| Request |
Copy the entries below exactly. Images do not belong in the copy.

| Task inputs |
════════════════
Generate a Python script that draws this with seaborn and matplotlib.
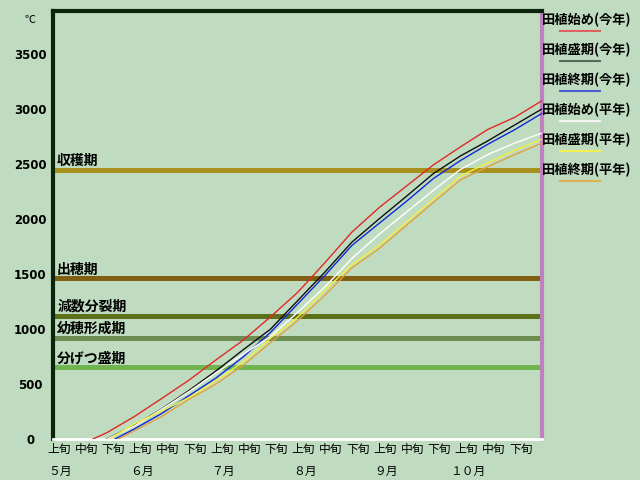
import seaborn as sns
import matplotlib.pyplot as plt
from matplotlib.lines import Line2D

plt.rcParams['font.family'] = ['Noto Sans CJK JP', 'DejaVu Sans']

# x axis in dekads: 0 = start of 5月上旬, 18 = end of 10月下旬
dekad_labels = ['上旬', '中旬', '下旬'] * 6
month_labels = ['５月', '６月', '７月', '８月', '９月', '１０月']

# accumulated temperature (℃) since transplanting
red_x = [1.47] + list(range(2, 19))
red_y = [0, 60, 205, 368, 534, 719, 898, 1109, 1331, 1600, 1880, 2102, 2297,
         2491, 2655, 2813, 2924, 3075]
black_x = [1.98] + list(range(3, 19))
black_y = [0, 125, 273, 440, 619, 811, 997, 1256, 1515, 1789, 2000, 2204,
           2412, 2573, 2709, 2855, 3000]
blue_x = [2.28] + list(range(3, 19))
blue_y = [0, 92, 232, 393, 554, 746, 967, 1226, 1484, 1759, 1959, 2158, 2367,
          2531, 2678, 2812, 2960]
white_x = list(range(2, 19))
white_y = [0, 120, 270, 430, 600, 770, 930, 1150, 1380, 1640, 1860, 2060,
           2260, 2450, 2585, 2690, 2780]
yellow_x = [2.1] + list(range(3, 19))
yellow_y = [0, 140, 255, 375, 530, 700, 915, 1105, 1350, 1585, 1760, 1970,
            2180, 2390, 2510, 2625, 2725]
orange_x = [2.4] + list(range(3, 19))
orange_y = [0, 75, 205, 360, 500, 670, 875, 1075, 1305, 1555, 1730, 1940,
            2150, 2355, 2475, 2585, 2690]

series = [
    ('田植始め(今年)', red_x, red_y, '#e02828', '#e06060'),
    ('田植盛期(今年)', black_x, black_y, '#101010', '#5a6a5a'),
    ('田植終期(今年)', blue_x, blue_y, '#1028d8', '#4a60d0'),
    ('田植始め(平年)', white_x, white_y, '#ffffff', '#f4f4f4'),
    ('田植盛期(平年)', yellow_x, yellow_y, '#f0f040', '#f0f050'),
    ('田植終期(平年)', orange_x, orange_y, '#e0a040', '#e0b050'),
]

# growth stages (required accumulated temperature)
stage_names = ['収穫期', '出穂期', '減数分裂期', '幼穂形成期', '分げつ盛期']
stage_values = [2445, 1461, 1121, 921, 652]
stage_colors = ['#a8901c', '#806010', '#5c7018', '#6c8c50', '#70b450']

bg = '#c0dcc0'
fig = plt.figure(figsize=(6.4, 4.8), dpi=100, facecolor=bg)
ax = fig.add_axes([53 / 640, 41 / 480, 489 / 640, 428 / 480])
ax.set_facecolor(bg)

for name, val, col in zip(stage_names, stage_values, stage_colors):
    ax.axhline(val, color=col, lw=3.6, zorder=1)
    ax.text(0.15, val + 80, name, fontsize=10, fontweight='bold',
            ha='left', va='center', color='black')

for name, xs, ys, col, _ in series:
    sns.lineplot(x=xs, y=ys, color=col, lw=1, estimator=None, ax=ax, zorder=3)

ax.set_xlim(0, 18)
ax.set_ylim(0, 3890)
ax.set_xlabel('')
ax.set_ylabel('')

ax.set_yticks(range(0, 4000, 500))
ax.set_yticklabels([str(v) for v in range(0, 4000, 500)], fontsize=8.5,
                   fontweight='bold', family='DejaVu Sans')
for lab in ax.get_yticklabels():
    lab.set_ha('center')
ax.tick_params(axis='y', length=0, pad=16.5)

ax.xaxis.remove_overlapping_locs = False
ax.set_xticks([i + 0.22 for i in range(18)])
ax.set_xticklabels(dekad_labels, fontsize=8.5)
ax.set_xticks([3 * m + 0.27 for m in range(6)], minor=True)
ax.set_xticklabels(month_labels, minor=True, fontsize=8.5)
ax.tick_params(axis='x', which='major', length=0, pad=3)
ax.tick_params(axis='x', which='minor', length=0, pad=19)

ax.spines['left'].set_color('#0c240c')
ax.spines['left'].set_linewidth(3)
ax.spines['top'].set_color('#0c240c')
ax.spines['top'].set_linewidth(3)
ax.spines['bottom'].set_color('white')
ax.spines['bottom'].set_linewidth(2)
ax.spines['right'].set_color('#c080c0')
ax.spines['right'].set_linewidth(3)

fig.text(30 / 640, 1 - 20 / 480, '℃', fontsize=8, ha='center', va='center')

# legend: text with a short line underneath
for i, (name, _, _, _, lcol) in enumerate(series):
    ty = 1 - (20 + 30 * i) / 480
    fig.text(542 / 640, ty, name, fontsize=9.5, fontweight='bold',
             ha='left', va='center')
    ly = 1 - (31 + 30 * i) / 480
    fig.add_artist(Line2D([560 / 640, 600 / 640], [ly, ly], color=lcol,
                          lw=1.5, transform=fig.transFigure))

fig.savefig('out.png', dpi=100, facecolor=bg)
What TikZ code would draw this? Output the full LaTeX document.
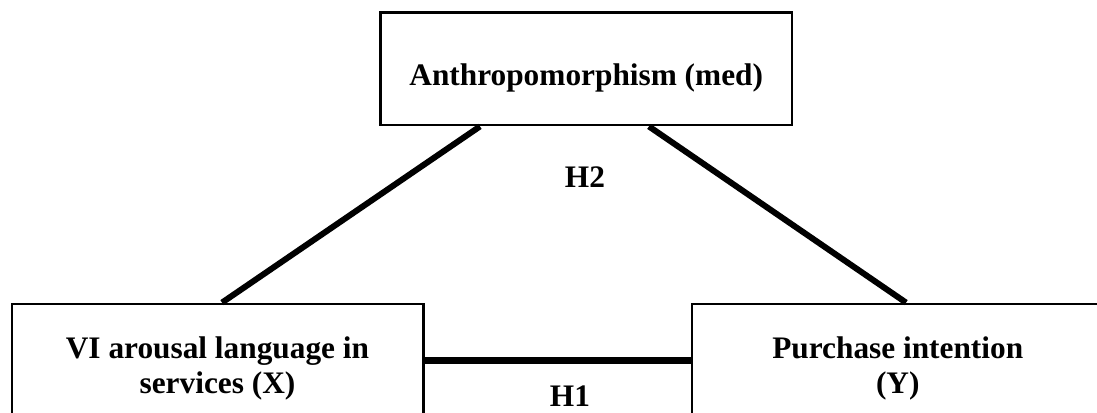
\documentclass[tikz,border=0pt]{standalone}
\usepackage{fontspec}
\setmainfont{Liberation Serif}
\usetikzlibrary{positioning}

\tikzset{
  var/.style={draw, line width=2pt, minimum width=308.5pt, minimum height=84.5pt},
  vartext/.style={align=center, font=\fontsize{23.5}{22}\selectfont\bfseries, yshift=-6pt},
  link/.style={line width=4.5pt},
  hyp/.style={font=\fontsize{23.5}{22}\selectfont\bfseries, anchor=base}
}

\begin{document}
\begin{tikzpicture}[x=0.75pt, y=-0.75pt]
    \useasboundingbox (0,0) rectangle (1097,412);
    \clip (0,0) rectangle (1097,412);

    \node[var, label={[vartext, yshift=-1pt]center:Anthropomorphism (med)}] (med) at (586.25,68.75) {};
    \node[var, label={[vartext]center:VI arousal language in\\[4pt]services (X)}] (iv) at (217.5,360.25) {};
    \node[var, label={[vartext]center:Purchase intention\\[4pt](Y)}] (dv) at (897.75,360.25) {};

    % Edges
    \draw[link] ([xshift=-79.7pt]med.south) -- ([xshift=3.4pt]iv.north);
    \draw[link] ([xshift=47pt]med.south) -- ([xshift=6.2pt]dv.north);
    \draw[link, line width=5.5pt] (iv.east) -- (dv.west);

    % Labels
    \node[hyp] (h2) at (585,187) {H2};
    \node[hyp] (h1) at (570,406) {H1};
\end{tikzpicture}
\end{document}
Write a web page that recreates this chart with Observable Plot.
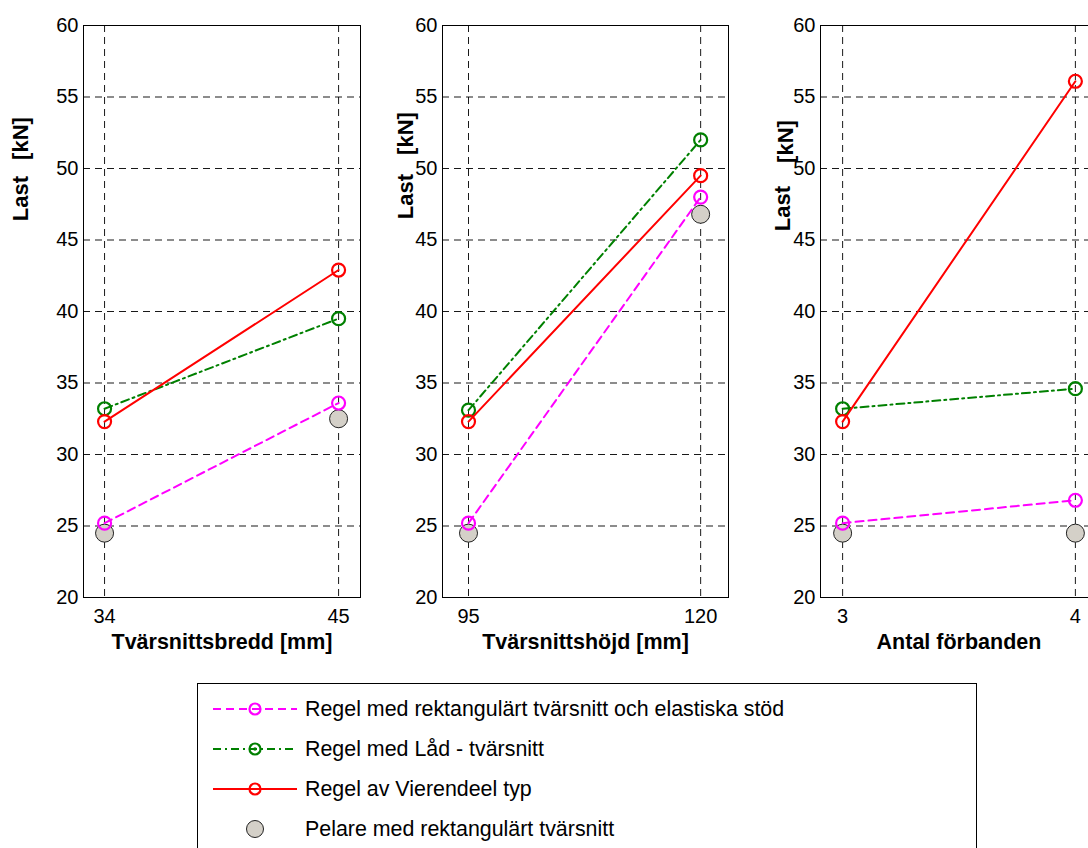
════════════════
| Task answer |
Generate a Python script that draws this with seaborn and matplotlib.
import seaborn as sns
import matplotlib.pyplot as plt
from matplotlib.lines import Line2D

plt.rcParams['font.family'] = ['Noto Sans CJK JP', 'DejaVu Sans']

# x axis in dekads: 0 = start of 5月上旬, 18 = end of 10月下旬
dekad_labels = ['上旬', '中旬', '下旬'] * 6
month_labels = ['５月', '６月', '７月', '８月', '９月', '１０月']

# accumulated temperature (℃) since transplanting
red_x = [1.47] + list(range(2, 19))
red_y = [0, 60, 205, 368, 534, 719, 898, 1109, 1331, 1600, 1880, 2102, 2297,
         2491, 2655, 2813, 2924, 3075]
black_x = [1.98] + list(range(3, 19))
black_y = [0, 125, 273, 440, 619, 811, 997, 1256, 1515, 1789, 2000, 2204,
           2412, 2573, 2709, 2855, 3000]
blue_x = [2.28] + list(range(3, 19))
blue_y = [0, 92, 232, 393, 554, 746, 967, 1226, 1484, 1759, 1959, 2158, 2367,
          2531, 2678, 2812, 2960]
white_x = list(range(2, 19))
white_y = [0, 120, 270, 430, 600, 770, 930, 1150, 1380, 1640, 1860, 2060,
           2260, 2450, 2585, 2690, 2780]
yellow_x = [2.1] + list(range(3, 19))
yellow_y = [0, 140, 255, 375, 530, 700, 915, 1105, 1350, 1585, 1760, 1970,
            2180, 2390, 2510, 2625, 2725]
orange_x = [2.4] + list(range(3, 19))
orange_y = [0, 75, 205, 360, 500, 670, 875, 1075, 1305, 1555, 1730, 1940,
            2150, 2355, 2475, 2585, 2690]

series = [
    ('田植始め(今年)', red_x, red_y, '#e02828', '#e06060'),
    ('田植盛期(今年)', black_x, black_y, '#101010', '#5a6a5a'),
    ('田植終期(今年)', blue_x, blue_y, '#1028d8', '#4a60d0'),
    ('田植始め(平年)', white_x, white_y, '#ffffff', '#f4f4f4'),
    ('田植盛期(平年)', yellow_x, yellow_y, '#f0f040', '#f0f050'),
    ('田植終期(平年)', orange_x, orange_y, '#e0a040', '#e0b050'),
]

# growth stages (required accumulated temperature)
stage_names = ['収穫期', '出穂期', '減数分裂期', '幼穂形成期', '分げつ盛期']
stage_values = [2445, 1461, 1121, 921, 652]
stage_colors = ['#a8901c', '#806010', '#5c7018', '#6c8c50', '#70b450']

bg = '#c0dcc0'
fig = plt.figure(figsize=(6.4, 4.8), dpi=100, facecolor=bg)
ax = fig.add_axes([53 / 640, 41 / 480, 489 / 640, 428 / 480])
ax.set_facecolor(bg)

for name, val, col in zip(stage_names, stage_values, stage_colors):
    ax.axhline(val, color=col, lw=3.6, zorder=1)
    ax.text(0.15, val + 80, name, fontsize=10, fontweight='bold',
            ha='left', va='center', color='black')

for name, xs, ys, col, _ in series:
    sns.lineplot(x=xs, y=ys, color=col, lw=1, estimator=None, ax=ax, zorder=3)

ax.set_xlim(0, 18)
ax.set_ylim(0, 3890)
ax.set_xlabel('')
ax.set_ylabel('')

ax.set_yticks(range(0, 4000, 500))
ax.set_yticklabels([str(v) for v in range(0, 4000, 500)], fontsize=8.5,
                   fontweight='bold', family='DejaVu Sans')
for lab in ax.get_yticklabels():
    lab.set_ha('center')
ax.tick_params(axis='y', length=0, pad=16.5)

ax.xaxis.remove_overlapping_locs = False
ax.set_xticks([i + 0.22 for i in range(18)])
ax.set_xticklabels(dekad_labels, fontsize=8.5)
ax.set_xticks([3 * m + 0.27 for m in range(6)], minor=True)
ax.set_xticklabels(month_labels, minor=True, fontsize=8.5)
ax.tick_params(axis='x', which='major', length=0, pad=3)
ax.tick_params(axis='x', which='minor', length=0, pad=19)

ax.spines['left'].set_color('#0c240c')
ax.spines['left'].set_linewidth(3)
ax.spines['top'].set_color('#0c240c')
ax.spines['top'].set_linewidth(3)
ax.spines['bottom'].set_color('white')
ax.spines['bottom'].set_linewidth(2)
ax.spines['right'].set_color('#c080c0')
ax.spines['right'].set_linewidth(3)

fig.text(30 / 640, 1 - 20 / 480, '℃', fontsize=8, ha='center', va='center')

# legend: text with a short line underneath
for i, (name, _, _, _, lcol) in enumerate(series):
    ty = 1 - (20 + 30 * i) / 480
    fig.text(542 / 640, ty, name, fontsize=9.5, fontweight='bold',
             ha='left', va='center')
    ly = 1 - (31 + 30 * i) / 480
    fig.add_artist(Line2D([560 / 640, 600 / 640], [ly, ly], color=lcol,
                          lw=1.5, transform=fig.transFigure))

fig.savefig('out.png', dpi=100, facecolor=bg)
What TikZ code would draw this? Output the full LaTeX document.
\documentclass[tikz,border=0pt]{standalone}
\usepackage{fontspec}
\setmainfont{Liberation Serif}
\usetikzlibrary{positioning}

\tikzset{
  var/.style={draw, line width=2pt, minimum width=308.5pt, minimum height=84.5pt},
  vartext/.style={align=center, font=\fontsize{23.5}{22}\selectfont\bfseries, yshift=-6pt},
  link/.style={line width=4.5pt},
  hyp/.style={font=\fontsize{23.5}{22}\selectfont\bfseries, anchor=base}
}

\begin{document}
\begin{tikzpicture}[x=0.75pt, y=-0.75pt]
    \useasboundingbox (0,0) rectangle (1097,412);
    \clip (0,0) rectangle (1097,412);

    \node[var, label={[vartext, yshift=-1pt]center:Anthropomorphism (med)}] (med) at (586.25,68.75) {};
    \node[var, label={[vartext]center:VI arousal language in\\[4pt]services (X)}] (iv) at (217.5,360.25) {};
    \node[var, label={[vartext]center:Purchase intention\\[4pt](Y)}] (dv) at (897.75,360.25) {};

    % Edges
    \draw[link] ([xshift=-79.7pt]med.south) -- ([xshift=3.4pt]iv.north);
    \draw[link] ([xshift=47pt]med.south) -- ([xshift=6.2pt]dv.north);
    \draw[link, line width=5.5pt] (iv.east) -- (dv.west);

    % Labels
    \node[hyp] (h2) at (585,187) {H2};
    \node[hyp] (h1) at (570,406) {H1};
\end{tikzpicture}
\end{document}
Write a web page that recreates this chart with Observable Plot.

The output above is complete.